6 video + 3 audio = 9 init segments per title

Total segment files per title:

8,100 + 4,050 + 9 = 12,159 segment files per title

Across the 1,000-title catalogue:

12,159 × 1,000 = 12.159 million segment files

Average segment size, assuming H.264 with bitrates 5/3/1.5/0.8/0.4/0.2 Mbps for video (weighted to lower rungs for average viewing patterns) and 128 kbps audio:

Video bytes per segment (mid-rung 720p at 3 Mbps): 3 Mbps × 4 s / 8 = 1.5 MB per segment
Audio bytes per segment: 128 kbps × 4 s / 8 = 64 KB per segment

Total storage:

Video: 8,100 segments × 1,000 titles × ~1 MB avg = ~8 TB
Audio: 4,050 segments × 1,000 titles × 64 KB = ~260 GB
Total: ~8.3 TB on disk

At S3 Standard pricing (May 2026, US-East-1): roughly $0.023/GB-month = $190/month for the static-packaged catalogue. That is the static workflow's storage cost.

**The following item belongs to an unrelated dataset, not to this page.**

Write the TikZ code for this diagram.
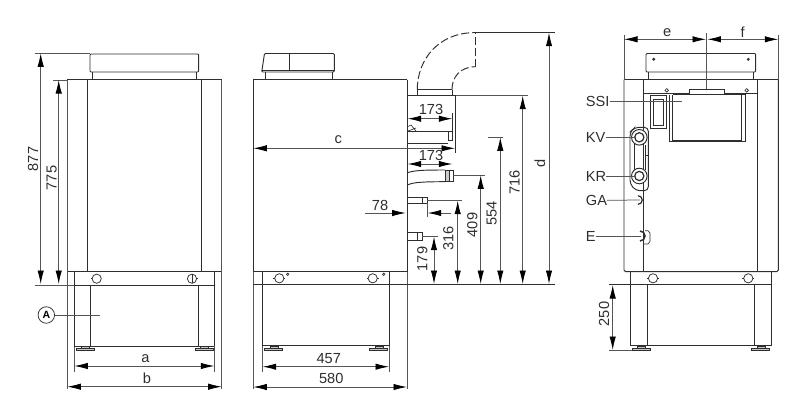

The JIT workflow stores only 6 video + 3 audio = 9 source fMP4 files per title, each holding the full 90-minute encode at one bitrate. Source-file sizes:

720p 3 Mbps × 90 minutes = ~2 GB per file
Total per title: ~6 GB across the six video rungs + ~80 MB audio = ~6.1 GB
1,000 titles × 6.1 GB = ~6 TB

The JIT storage is actually comparable in this example, because the source files store the same total bytes. The JIT win shows up when the platform needs another packaging output — a new device profile (Android TV with a different supported codec subset), a new encryption scheme rotation, a new audio track addition. The static workflow re-packages 12 million files; the JIT workflow re-runs the packager logic at request time and stores nothing new.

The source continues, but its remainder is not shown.